Goal »
Word for word, quote all of the material, omitting the pictures.

Data excerpt »
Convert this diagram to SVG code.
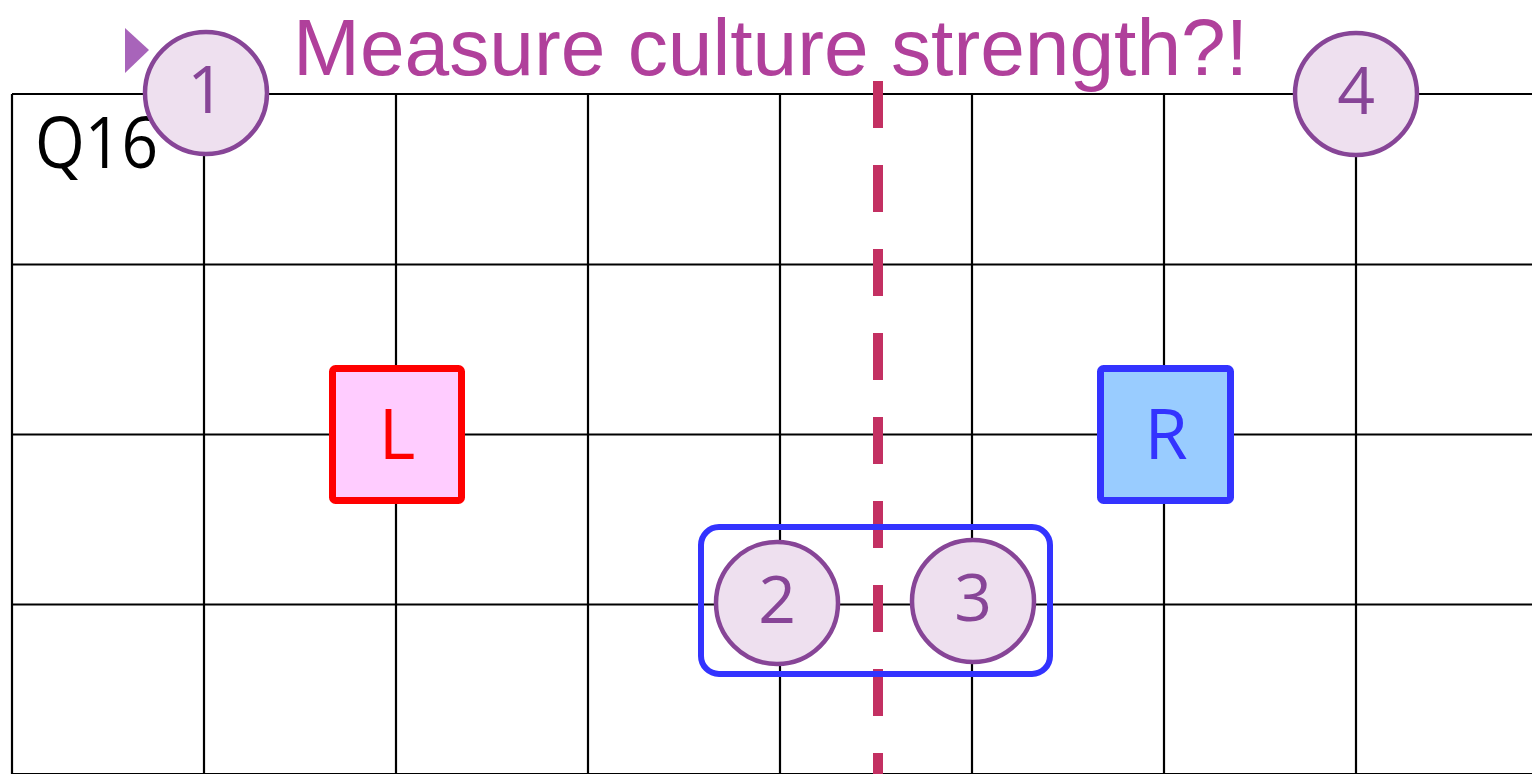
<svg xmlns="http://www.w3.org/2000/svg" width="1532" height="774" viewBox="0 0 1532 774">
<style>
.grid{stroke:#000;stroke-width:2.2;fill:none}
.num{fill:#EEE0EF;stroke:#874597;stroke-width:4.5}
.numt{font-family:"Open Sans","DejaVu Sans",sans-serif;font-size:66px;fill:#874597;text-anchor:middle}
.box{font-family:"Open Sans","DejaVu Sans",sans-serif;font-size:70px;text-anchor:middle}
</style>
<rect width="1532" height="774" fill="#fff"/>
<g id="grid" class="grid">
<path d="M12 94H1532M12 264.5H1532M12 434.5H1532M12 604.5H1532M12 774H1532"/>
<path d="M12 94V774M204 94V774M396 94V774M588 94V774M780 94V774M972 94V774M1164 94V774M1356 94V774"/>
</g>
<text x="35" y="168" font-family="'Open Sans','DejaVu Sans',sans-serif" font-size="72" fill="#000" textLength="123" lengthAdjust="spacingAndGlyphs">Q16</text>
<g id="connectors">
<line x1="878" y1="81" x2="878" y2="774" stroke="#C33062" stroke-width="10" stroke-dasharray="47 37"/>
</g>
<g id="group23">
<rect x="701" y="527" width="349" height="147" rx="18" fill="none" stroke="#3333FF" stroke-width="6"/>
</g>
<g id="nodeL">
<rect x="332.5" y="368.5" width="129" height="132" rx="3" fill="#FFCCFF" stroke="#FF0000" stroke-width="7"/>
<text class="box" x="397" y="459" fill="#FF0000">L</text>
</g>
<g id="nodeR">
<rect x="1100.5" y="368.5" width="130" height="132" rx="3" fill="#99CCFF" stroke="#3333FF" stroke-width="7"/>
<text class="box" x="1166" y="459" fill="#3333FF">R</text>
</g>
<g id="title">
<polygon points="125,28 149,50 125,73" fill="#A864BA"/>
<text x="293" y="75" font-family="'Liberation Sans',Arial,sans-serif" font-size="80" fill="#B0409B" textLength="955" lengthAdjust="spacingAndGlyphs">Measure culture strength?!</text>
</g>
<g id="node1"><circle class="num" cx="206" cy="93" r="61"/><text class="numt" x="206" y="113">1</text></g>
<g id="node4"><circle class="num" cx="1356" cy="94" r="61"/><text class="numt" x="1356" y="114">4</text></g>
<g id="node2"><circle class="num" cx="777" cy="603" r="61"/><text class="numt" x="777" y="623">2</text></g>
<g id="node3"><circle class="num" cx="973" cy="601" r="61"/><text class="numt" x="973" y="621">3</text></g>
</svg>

Correct response »
Convert this diagram to SVG code.
<svg xmlns="http://www.w3.org/2000/svg" width="1532" height="774" viewBox="0 0 1532 774">
<style>
.grid{stroke:#000;stroke-width:2.2;fill:none}
.num{fill:#EEE0EF;stroke:#874597;stroke-width:4.5}
.numt{font-family:"Open Sans","DejaVu Sans",sans-serif;font-size:66px;fill:#874597;text-anchor:middle}
.box{font-family:"Open Sans","DejaVu Sans",sans-serif;font-size:70px;text-anchor:middle}
</style>
<rect width="1532" height="774" fill="#fff"/>
<g id="grid" class="grid">
<path d="M12 94H1532M12 264.5H1532M12 434.5H1532M12 604.5H1532M12 774H1532"/>
<path d="M12 94V774M204 94V774M396 94V774M588 94V774M780 94V774M972 94V774M1164 94V774M1356 94V774"/>
</g>
<text x="35" y="168" font-family="'Open Sans','DejaVu Sans',sans-serif" font-size="72" fill="#000" textLength="123" lengthAdjust="spacingAndGlyphs">Q16</text>
<g id="connectors">
<line x1="878" y1="81" x2="878" y2="774" stroke="#C33062" stroke-width="10" stroke-dasharray="47 37"/>
</g>
<g id="group23">
<rect x="701" y="527" width="349" height="147" rx="18" fill="none" stroke="#3333FF" stroke-width="6"/>
</g>
<g id="nodeL">
<rect x="332.5" y="368.5" width="129" height="132" rx="3" fill="#FFCCFF" stroke="#FF0000" stroke-width="7"/>
<text class="box" x="397" y="459" fill="#FF0000">L</text>
</g>
<g id="nodeR">
<rect x="1100.5" y="368.5" width="130" height="132" rx="3" fill="#99CCFF" stroke="#3333FF" stroke-width="7"/>
<text class="box" x="1166" y="459" fill="#3333FF">R</text>
</g>
<g id="title">
<polygon points="125,28 149,50 125,73" fill="#A864BA"/>
<text x="293" y="75" font-family="'Liberation Sans',Arial,sans-serif" font-size="80" fill="#B0409B" textLength="955" lengthAdjust="spacingAndGlyphs">Measure culture strength?!</text>
</g>
<g id="node1"><circle class="num" cx="206" cy="93" r="61"/><text class="numt" x="206" y="113">1</text></g>
<g id="node4"><circle class="num" cx="1356" cy="94" r="61"/><text class="numt" x="1356" y="114">4</text></g>
<g id="node2"><circle class="num" cx="777" cy="603" r="61"/><text class="numt" x="777" y="623">2</text></g>
<g id="node3"><circle class="num" cx="973" cy="601" r="61"/><text class="numt" x="973" y="621">3</text></g>
</svg>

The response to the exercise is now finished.